» TO DO: Pick out all lines in the listing holding the string "matplotlib" and copy them.

START DATASET EXCERPTS

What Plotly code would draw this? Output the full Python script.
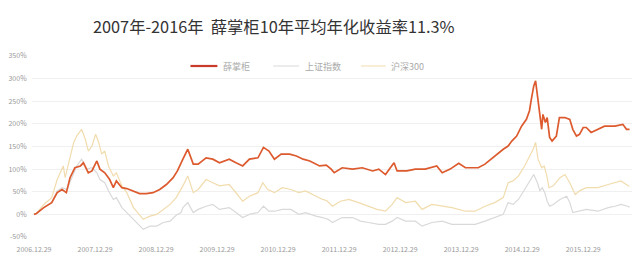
import plotly.graph_objects as go

# x values: years since 2006-12-29 ; y values: cumulative return in %
xue_t = [0, 0.04, 0.16, 0.29, 0.38, 0.46, 0.53, 0.59, 0.67, 0.76, 0.81, 0.89, 0.95, 1.03, 1.08, 1.16,
         1.24, 1.30, 1.35, 1.44, 1.52, 1.63, 1.73, 1.84, 1.95, 2.06, 2.17, 2.28, 2.35, 2.44, 2.52, 2.61,
         2.69, 2.82, 2.93, 3.04, 3.20, 3.31, 3.42, 3.53, 3.67, 3.76, 3.85, 3.94, 4.05, 4.19, 4.30, 4.41,
         4.52, 4.68, 4.79, 4.87, 4.92, 5.05, 5.22, 5.38, 5.55, 5.65, 5.76, 5.84, 5.90, 5.95, 6.11, 6.25,
         6.41, 6.60, 6.69, 6.82, 6.96, 7.07, 7.17, 7.28, 7.39, 7.55, 7.69, 7.77, 7.83, 7.91, 7.99, 8.07,
         8.12, 8.15, 8.19, 8.22, 8.25, 8.29, 8.32, 8.34, 8.38, 8.41, 8.45, 8.49, 8.56, 8.61, 8.70, 8.78,
         8.83, 8.89, 8.94, 9.00, 9.05, 9.13, 9.24, 9.35, 9.52, 9.65, 9.71, 9.76]
xue_v = [0, 2, 15, 26, 48, 55, 48, 81, 103, 107, 114, 92, 96, 118, 100, 92,
         77, 59, 74, 59, 57, 52, 46, 46, 48, 55, 66, 81, 96, 122, 144, 111,
         111, 125, 122, 114, 122, 114, 107, 122, 125, 148, 140, 122, 133, 133, 129, 122,
         118, 107, 109, 100, 92, 103, 100, 103, 96, 100, 88, 103, 114, 96, 96, 100,
         100, 107, 92, 100, 113, 103, 103, 103, 111, 129, 144, 151, 162, 173, 195, 210,
         229, 254, 284, 295, 262, 210, 188, 221, 203, 214, 170, 162, 173, 214, 214, 210,
         188, 173, 177, 192, 192, 181, 188, 195, 195, 199, 188, 188]

sz_t = [0, 0.04, 0.16, 0.29, 0.38, 0.46, 0.54, 0.62, 0.70, 0.78, 0.86, 0.95, 1.03, 1.08, 1.16, 1.22,
        1.30, 1.35, 1.44, 1.52, 1.63, 1.73, 1.79, 1.90, 2.01, 2.12, 2.23, 2.33, 2.41, 2.44, 2.52, 2.61,
        2.69, 2.82, 2.93, 3.04, 3.20, 3.31, 3.42, 3.53, 3.67, 3.76, 3.85, 3.94, 4.07, 4.21, 4.34, 4.45,
        4.62, 4.73, 4.82, 4.89, 5.05, 5.22, 5.35, 5.48, 5.65, 5.76, 5.87, 5.95, 6.09, 6.25, 6.36, 6.52,
        6.69, 6.85, 7.07, 7.23, 7.39, 7.55, 7.69, 7.77, 7.85, 7.94, 8.04, 8.12, 8.19, 8.25, 8.29, 8.33,
        8.37, 8.41, 8.45, 8.51, 8.62, 8.73, 8.78, 8.83, 8.92, 9.05, 9.24, 9.41, 9.52, 9.62, 9.73, 9.76]
sz_v = [0, 2, 15, 26, 52, 59, 55, 81, 107, 122, 100, 103, 92, 77, 70, 52,
        33, 37, 15, 4, -11, -26, -33, -26, -26, -18, -15, -2, 4, 15, 26, 4,
        11, 18, 22, 11, 15, 4, -7, 0, 4, 18, 7, 7, 11, 11, 0, 4,
        -4, -7, -11, -18, -7, -7, -15, -18, -22, -22, -15, -7, -15, -15, -26, -18,
        -15, -22, -22, -22, -15, -7, 0, 26, 22, 33, 55, 74, 88, 70, 52, 59,
        48, 29, 18, 22, 33, 40, 26, 4, 7, 11, 7, 15, 18, 22, 18, 16]

hs_t = [0, 0.04, 0.16, 0.29, 0.38, 0.46, 0.48, 0.51, 0.59, 0.65, 0.70, 0.78, 0.84, 0.89, 0.95, 1.01,
        1.06, 1.11, 1.16, 1.22, 1.30, 1.35, 1.44, 1.52, 1.63, 1.73, 1.79, 1.90, 2.01, 2.12, 2.23, 2.33,
        2.41, 2.44, 2.52, 2.61, 2.69, 2.82, 2.93, 3.04, 3.20, 3.31, 3.42, 3.53, 3.67, 3.75, 3.83, 3.94,
        4.07, 4.21, 4.34, 4.45, 4.62, 4.73, 4.80, 4.89, 5.02, 5.16, 5.32, 5.48, 5.62, 5.76, 5.87, 5.95,
        6.09, 6.25, 6.36, 6.52, 6.69, 6.85, 7.07, 7.23, 7.39, 7.55, 7.69, 7.77, 7.85, 7.94, 8.04, 8.12,
        8.18, 8.22, 8.26, 8.32, 8.36, 8.40, 8.44, 8.51, 8.62, 8.70, 8.78, 8.87, 8.94, 9.05, 9.24, 9.41,
        9.62, 9.73, 9.76]
hs_v = [0, 2, 22, 37, 77, 100, 107, 81, 122, 159, 173, 188, 166, 140, 151, 177,
        159, 133, 140, 107, 85, 92, 63, 48, 15, 0, -11, -4, 0, 11, 22, 37,
        55, 63, 85, 48, 55, 77, 70, 63, 66, 48, 29, 40, 48, 70, 55, 48,
        59, 55, 48, 52, 40, 33, 30, 18, 29, 33, 26, 18, 11, 7, 22, 37,
        26, 29, 11, 22, 18, 15, 7, 7, 18, 26, 37, 70, 74, 85, 107, 129,
        144, 159, 122, 103, 107, 88, 59, 63, 81, 88, 70, 44, 52, 59, 59, 66,
        74, 64, 62]

tick_vals = list(range(10))
tick_text = ["2006.12.29", "2007.12.29", "2008.12.29", "2009.12.29", "2010.12.29",
             "2011.12.29", "2012.12.29", "2013.12.29", "2014.12.29", "2015.12.29"]
y_ticks = [-50, 0, 50, 100, 150, 200, 250, 300, 350]
y_text = ["-50%", "0%", "50%", "100%", "150%", "200%", "250%", "300%", "350%"]

names = ["薛掌柜", "上证指数", "沪深300"]
colors = ["#dc5a2e", "#d9d9d9", "#f1dcad"]
title = "2007年-2016年\u00a0\u00a0薛掌柜10年平均年化收益率11.3%"

FONT = "Noto Sans CJK SC, Liberation Sans, sans-serif"

fig = go.Figure()
fig.add_trace(go.Scatter(x=hs_t, y=hs_v, mode="lines", name=names[2],
                         line=dict(color=colors[2], width=1.2), showlegend=False))
fig.add_trace(go.Scatter(x=sz_t, y=sz_v, mode="lines", name=names[1],
                         line=dict(color=colors[1], width=1.2), showlegend=False))
fig.add_trace(go.Scatter(x=xue_t, y=xue_v, mode="lines", name=names[0],
                         line=dict(color=colors[0], width=1.7), showlegend=False))

W, H = 640, 265
L, R, T, B = 30, 8, 56, 28
pw = W - L - R
ph = H - T - B


def px(x):
    return (x - L) / pw


def py(y):
    return (H - B - y) / ph


shapes = []
annotations = []
leg = [(189, 216, 220, 2.2), (272, 298, 302, 1), (360, 385, 388, 1)]
for (x0, x1, xt, w), nm, c in zip(leg, names, colors):
    lc = "#c83a2a" if w > 1.5 else c
    shapes.append(dict(type="line", xref="paper", yref="paper", x0=px(x0), x1=px(x1),
                       y0=py(66), y1=py(66), line=dict(color=lc, width=w)))
    annotations.append(dict(text=nm, xref="paper", yref="paper", x=px(xt), y=py(66),
                            xanchor="left", yanchor="middle", showarrow=False,
                            font=dict(size=9, color="#aaaaaa", family=FONT)))
annotations.append(dict(text=title, xref="paper", yref="paper", x=px(273), y=py(26),
                        xanchor="center", yanchor="middle", showarrow=False,
                        font=dict(size=16.3, color="#333333", family=FONT)))

fig.update_layout(
    width=W, height=H,
    margin=dict(l=L, r=R, t=T, b=B, pad=0),
    paper_bgcolor="white", plot_bgcolor="white",
    shapes=shapes, annotations=annotations,
    font=dict(family=FONT, color="#999999", size=7),
    xaxis=dict(range=[-0.033, 9.80], tickmode="array", tickvals=tick_vals, ticktext=tick_text,
               showgrid=False, zeroline=False, showline=False,
               ticks="outside", ticklen=6, tickcolor="rgba(0,0,0,0)",
               tickfont=dict(size=7, color="#999999")),
    yaxis=dict(range=[-50, 350], tickmode="array", tickvals=y_ticks, ticktext=y_text,
               showgrid=True, gridcolor="#f0f0f0", gridwidth=1, zeroline=False, showline=False,
               ticks="outside", ticklen=3, tickcolor="rgba(0,0,0,0)",
               tickfont=dict(size=7, color="#999999")),
)

fig.write_html("out.html")
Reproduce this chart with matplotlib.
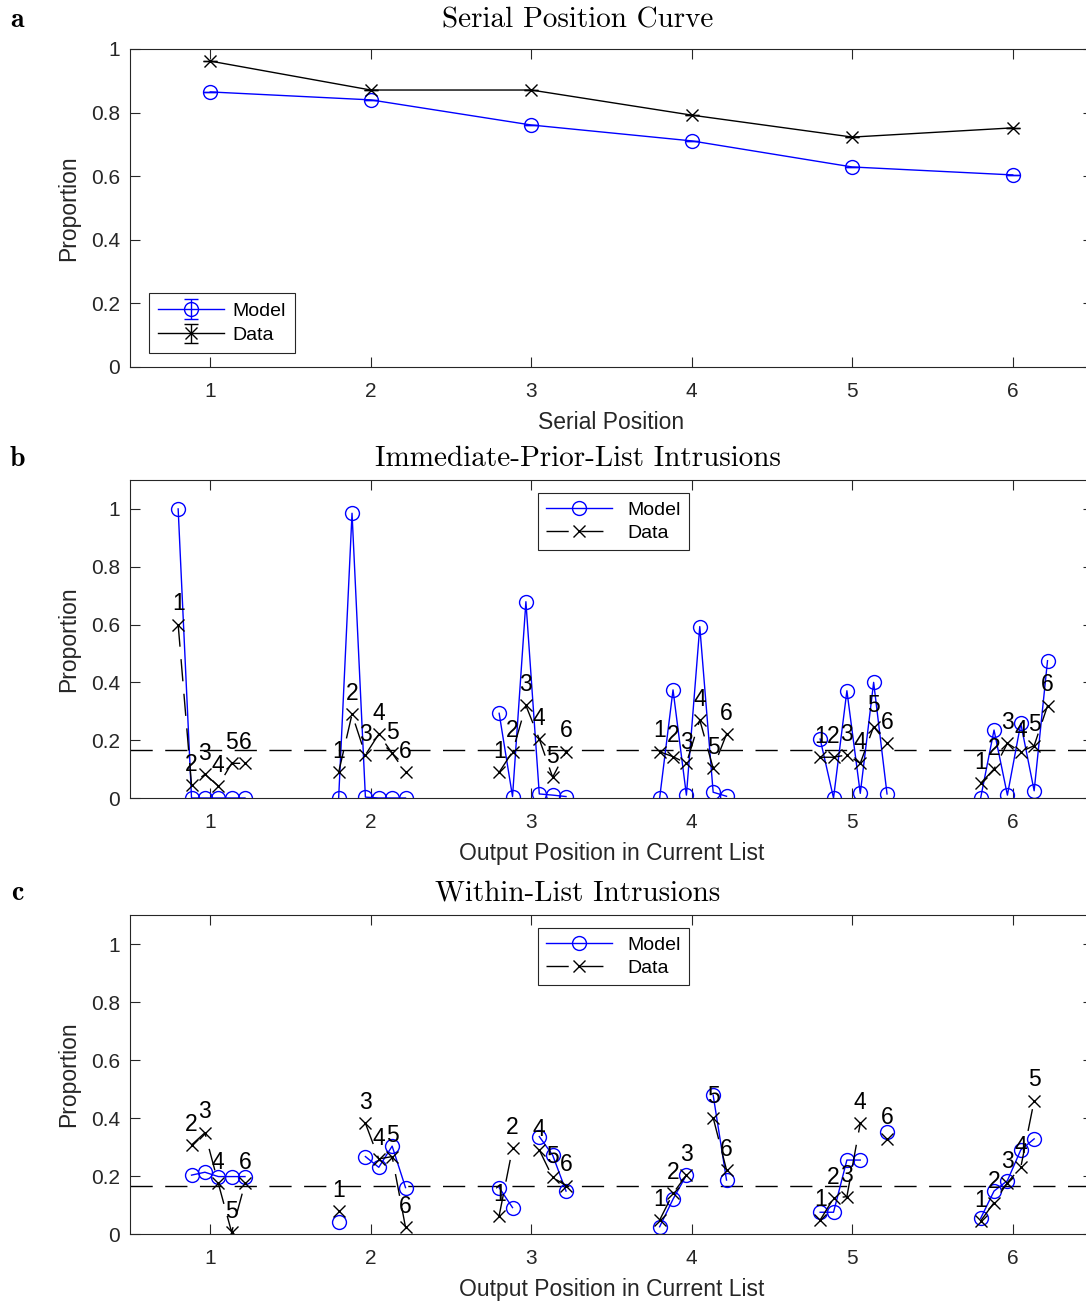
import numpy as np
import matplotlib
matplotlib.use("Agg")
import matplotlib.pyplot as plt

plt.rcParams['font.family'] = ['Liberation Sans', 'DejaVu Sans']

# -------------------------------
# DATA
# -------------------------------
serial_pos = [1, 2, 3, 4, 5, 6]
sp_model = [0.865, 0.840, 0.761, 0.711, 0.629, 0.604]
sp_data = [0.962, 0.871, 0.871, 0.792, 0.723, 0.752]
sp_model_err = [0, 0, 0, 0, 0, 0]
sp_data_err = [0, 0, 0, 0, 0, 0]

# immediate-prior-list intrusions, rows = output position, cols = serial position of intrusion
ipl_model = [
    [1.000, 0.000, 0.000, 0.000, 0.000, 0.000],
    [0.000, 0.985, 0.003, 0.000, 0.000, 0.000],
    [0.293, 0.005, 0.679, 0.014, 0.010, 0.005],
    [0.000, 0.374, 0.010, 0.593, 0.020, 0.006],
    [0.204, 0.000, 0.371, 0.016, 0.400, 0.014],
    [0.000, 0.235, 0.010, 0.258, 0.025, 0.475],
]
ipl_data = [
    [0.600, 0.045, 0.082, 0.042, 0.120, 0.120],
    [0.089, 0.290, 0.149, 0.221, 0.155, 0.089],
    [0.089, 0.160, 0.320, 0.204, 0.072, 0.160],
    [0.160, 0.143, 0.120, 0.270, 0.103, 0.221],
    [0.141, 0.141, 0.149, 0.120, 0.247, 0.189],
    [0.051, 0.100, 0.189, 0.160, 0.181, 0.319],
]

# within-list intrusions (own position is not an intrusion -> nan)
nan = np.nan
wli_model = [
    [nan, 0.203, 0.213, 0.198, 0.198, 0.198],
    [0.042, nan, 0.267, 0.230, 0.303, 0.160],
    [0.160, 0.091, nan, 0.336, 0.272, 0.148],
    [0.025, 0.120, 0.203, nan, 0.479, 0.186],
    [0.075, 0.075, 0.255, 0.255, nan, 0.353],
    [0.054, 0.148, 0.184, 0.290, 0.328, nan],
]
wli_data = [
    [nan, 0.307, 0.349, 0.175, 0.006, 0.175],
    [0.079, nan, 0.382, 0.259, 0.267, 0.023],
    [0.063, 0.295, nan, 0.290, 0.195, 0.167],
    [0.048, 0.140, 0.203, nan, 0.401, 0.221],
    [0.048, 0.123, 0.129, 0.382, nan, 0.328],
    [0.045, 0.108, 0.177, 0.230, 0.460, nan],
]

chance = 1 / 6
ytick_vals = [0, 0.2, 0.4, 0.6, 0.8, 1]
ytick_labels = ['0', '0.2', '0.4', '0.6', '0.8', '1']

AX_COL = '#262626'
DASH = (0, (16, 9))

fig = plt.figure(figsize=(10.86, 13.02), dpi=100)

L, W = 130 / 1086, 963 / 1086
ax_a = fig.add_axes([L, 1 - 367 / 1302, W, 318 / 1302])
ax_b = fig.add_axes([L, 1 - 798 / 1302, W, 318 / 1302])
ax_c = fig.add_axes([L, 1 - 1234 / 1302, W, 319 / 1302])


def style_axes(ax, ylim_top):
    ax.set_xlim(0.5, 6.5)
    ax.set_ylim(0, ylim_top)
    ax.set_xticks(serial_pos)
    ax.set_yticks(ytick_vals)
    ax.set_yticklabels(ytick_labels)
    ax.tick_params(direction='in', length=7, width=0.8, top=True, right=True,
                   color=AX_COL, labelcolor=AX_COL, labelsize=15)
    ax.tick_params(axis='x', pad=11)
    ax.tick_params(axis='y', pad=7)
    for s in ax.spines.values():
        s.set_color(AX_COL)
        s.set_linewidth(0.8)
    ax.set_ylabel('Proportion', fontsize=16.5, color=AX_COL, labelpad=8)


# -------------------------------
# a) serial position curve
# -------------------------------
style_axes(ax_a, 1)
h_model = ax_a.errorbar(serial_pos, sp_model, yerr=sp_model_err, color='blue', marker='o',
                        mfc='none', ms=10, lw=1, capsize=5, elinewidth=1, label='Model')
h_data = ax_a.errorbar(serial_pos, sp_data, yerr=sp_data_err, color='black', marker='x',
                       ms=9, lw=1, capsize=5, elinewidth=1, label='Data')
ax_a.set_xlabel('Serial Position', fontsize=16.5, color=AX_COL, labelpad=7)
leg = ax_a.legend(loc='lower left', bbox_to_anchor=(0.0197, 0.044), borderaxespad=0,
                  fontsize=14, fancybox=False, edgecolor=AX_COL, handlelength=3.4,
                  framealpha=1, labelspacing=0.35, handletextpad=0.45, borderpad=0.45)
leg.get_frame().set_linewidth(0.8)


# -------------------------------
# b, c) intrusion panels
# -------------------------------
def offset_x(g, j):
    return g + j / 12 - 0.2


def intrusion_panel(ax, model, data):
    style_axes(ax, 1.1)
    ax.axhline(chance, color='black', lw=1, ls=DASH)
    for gi, g in enumerate(serial_pos):
        xs = [offset_x(g, j) for j in range(6)]
        ym = np.array(model[gi], dtype=float)
        yd = np.array(data[gi], dtype=float)
        hm, = ax.plot(xs, ym, color='blue', marker='o', mfc='none', ms=10, lw=1)
        hd, = ax.plot(xs, yd, color='black', marker='x', ms=8, lw=1, ls=DASH)
        for j in range(6):
            if np.isfinite(yd[j]):
                ax.text(xs[j], yd[j] + 0.072, str(j + 1), ha='center', va='center',
                        fontsize=16.5, color='black')
    ax.set_xlabel('Output Position in Current List', fontsize=16.5, color=AX_COL, labelpad=7)
    lg = ax.legend([hm, hd], ['Model', 'Data'], loc='upper center', bbox_to_anchor=(0.502, 0.958),
                   borderaxespad=0, fontsize=14, fancybox=False, edgecolor=AX_COL,
                   handlelength=3.4, framealpha=1, labelspacing=0.3)
    lg.get_frame().set_linewidth(0.8)


intrusion_panel(ax_b, ipl_model, ipl_data)
intrusion_panel(ax_c, wli_model, wli_data)

# titles and panel letters
titles = ['Serial Position Curve', 'Immediate-Prior-List Intrusions', 'Within-List Intrusions']
title_y = [20, 459, 893]
letters = ['a', 'b', 'c']
for t, y, l in zip(titles, title_y, letters):
    fig.text(578 / 1086, 1 - y / 1302, t, ha='center', va='center', fontsize=21,
             family='cmr10', color='black')
    fig.text(17 / 1086, 1 - y / 1302, l, ha='center', va='center', fontsize=20,
             family='cmb10', color='black')

fig.savefig('out.png', dpi=100)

END DATASET EXCERPTS

» FULL SOLUTION:
Reproduce this chart with matplotlib.
import matplotlib
matplotlib.use("Agg")
import matplotlib.pyplot as plt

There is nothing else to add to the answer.